In Afghanistan fiel der erste Soldat der Bundeswehr in einem Gefecht. Ich glaube, der Einsatz hat auch dazu beigetragen, Dinge offener und ehrlicher beim Namen zu nennen. „Gefecht“ und „Krieg“ eignen sich selten für Hochglanzbroschüren, auch Romantik ist fehl am Platze. Soldaten stehen im Gefecht und führen ihren Auftrag aus unter Gefahr für Leib und Leben für uns alle – ganz im Sinne unseres abgelegten Eides, „treu zu dienen und das Recht und die Freiheit des deutschen Volkes tapfer zu verteidigen.“

Die Würdigung dieser Gefahren bedarf steter Diskussion auch außerhalb der Bundeswehr in Gesellschaft und Politik. Unsere Männer und Frauen werden dafür bestmöglich ausgebildet, vorbereitet und ausgerüstet.
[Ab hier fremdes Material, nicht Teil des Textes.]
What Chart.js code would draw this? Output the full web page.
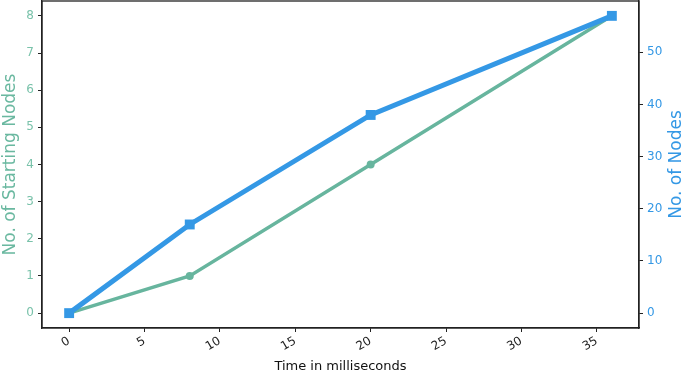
<!DOCTYPE html>
<html>
<head>
<meta charset="utf-8">
<script src="https://cdn.jsdelivr.net/npm/chart.js@4/dist/chart.umd.min.js"></script>
<style>
  html, body { margin: 0; padding: 0; background: #fff; }
  #wrap { width: 685px; height: 374px; }
</style>
</head>
<body>
<div id="wrap"><canvas id="chart" width="685" height="374"></canvas></div>
<script>
const timeMs = [0, 8, 20, 36];
const startingNodes = [0, 1, 4, 8];
const totalNodes = [0, 17, 38, 57];

const xTicks = [0, 5, 10, 15, 20, 25, 30, 35];
const leftTicks = [0, 1, 2, 3, 4, 5, 6, 7, 8];
const rightTicks = [0, 10, 20, 30, 40, 50];

const green = '#67b59e';
const blue = '#3498e5';

function fixTicks(list) {
  return function(scale) {
    scale.ticks = list.map(v => ({ value: v }));
  };
}

function noPad(s) {
  s.paddingTop = 0;
  s.paddingBottom = 0;
  s.paddingLeft = 0;
  s.paddingRight = 0;
}

// frame round the plot area + right axis title (reads bottom to top)
const frame = {
  id: 'frame',
  afterDraw(chart) {
    const a = chart.chartArea, ctx = chart.ctx;
    ctx.save();
    ctx.strokeStyle = '#222';
    ctx.lineWidth = 1.3;
    ctx.strokeRect(a.left, a.top, a.right - a.left, a.bottom - a.top);
    ctx.translate(677, (a.top + a.bottom) / 2);
    ctx.rotate(-Math.PI / 2);
    ctx.fillStyle = blue;
    ctx.font = '17px "DejaVu Sans"';
    ctx.textAlign = 'center';
    ctx.textBaseline = 'middle';
    ctx.fillText('No. of Nodes', 0, 0);
    ctx.restore();
  }
};

const ctx = document.getElementById('chart').getContext('2d');
new Chart(ctx, {
  type: 'line',
  data: {
    datasets: [{
      label: 'No. of Nodes',
      data: timeMs.map((t, i) => ({ x: t, y: totalNodes[i] })),
      yAxisID: 'y2',
      borderColor: blue,
      backgroundColor: blue,
      borderWidth: 5,
      pointStyle: 'rect',
      pointRadius: 7,
      pointBorderWidth: 0,
      tension: 0,
      clip: false
    }, {
      label: 'No. of Starting Nodes',
      data: timeMs.map((t, i) => ({ x: t, y: startingNodes[i] })),
      yAxisID: 'y',
      borderColor: green,
      backgroundColor: green,
      borderWidth: 3.5,
      pointStyle: 'circle',
      pointRadius: 4,
      pointBorderWidth: 0,
      tension: 0,
      clip: false
    }]
  },
  options: {
    responsive: false,
    animation: false,
    layout: { autoPadding: false, padding: { top: 1, left: 0, right: 0, bottom: 0 } },
    plugins: { legend: { display: false }, tooltip: { enabled: false } },
    scales: {
      x: {
        type: 'linear',
        min: -1.8,
        max: 37.8,
        afterBuildTicks: fixTicks(xTicks),
        afterFit: s => { s.height = 46; noPad(s); },
        grid: { display: true, drawOnChartArea: false, drawTicks: true, tickLength: 4, color: '#222' },
        border: { display: true, color: '#222', width: 1.3 },
        ticks: {
          color: '#222',
          font: { family: 'DejaVu Sans', size: 12 },
          minRotation: 30,
          maxRotation: 30,
          padding: 2
        },
        title: {
          display: true,
          text: 'Time in milliseconds',
          color: '#111',
          font: { family: 'DejaVu Sans', size: 13 },
          padding: 0
        }
      },
      y: {
        position: 'left',
        min: -0.4,
        max: 8.4,
        afterBuildTicks: fixTicks(leftTicks),
        afterFit: s => { s.width = 42; noPad(s); },
        grid: { display: true, drawOnChartArea: false, drawTicks: true, tickLength: 4, color: '#222' },
        border: { display: true, color: '#222', width: 1.3 },
        ticks: {
          color: '#79c2aa',
          font: { family: 'DejaVu Sans', size: 12 },
          padding: 4
        },
        title: {
          display: true,
          text: 'No. of Starting Nodes',
          color: '#6ab8a0',
          font: { family: 'DejaVu Sans', size: 17 },
          padding: 0
        }
      },
      y2: {
        position: 'right',
        min: -2.85,
        max: 59.85,
        afterBuildTicks: fixTicks(rightTicks),
        afterFit: s => { s.width = 46; noPad(s); },
        grid: { display: true, drawOnChartArea: false, drawTicks: true, tickLength: 4, color: '#222' },
        border: { display: true, color: '#222', width: 1.3 },
        ticks: {
          color: blue,
          font: { family: 'DejaVu Sans', size: 12 },
          padding: 4
        },
        title: { display: false }
      }
    }
  },
  plugins: [frame]
});
</script>
</body>
</html>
Und wenn Sie mich fragen, wie der Einsatz in zehn Jahren bewertet wird, so kann ich aus meiner Sicht als verantwortlicher Projektoffizier der Abteilung Führung Streitkräfte für den „Wald der Erinnerung“ sagen: Wir haben damit in Ergänzung des Ehrenmals der Bundeswehr einen würdigen und endgültigen Ort geschaffen, der auch in zehn Jahren und auch darüber hinaus ein offizielles Gedenken und individuelles Erinnern an diejenigen, die ihr Leben gaben, einen besonders angemessenen Raum gibt. Oder wie es ein besonders gelehrter Mensch ausdrückte, eine „unkündbare Verortung“.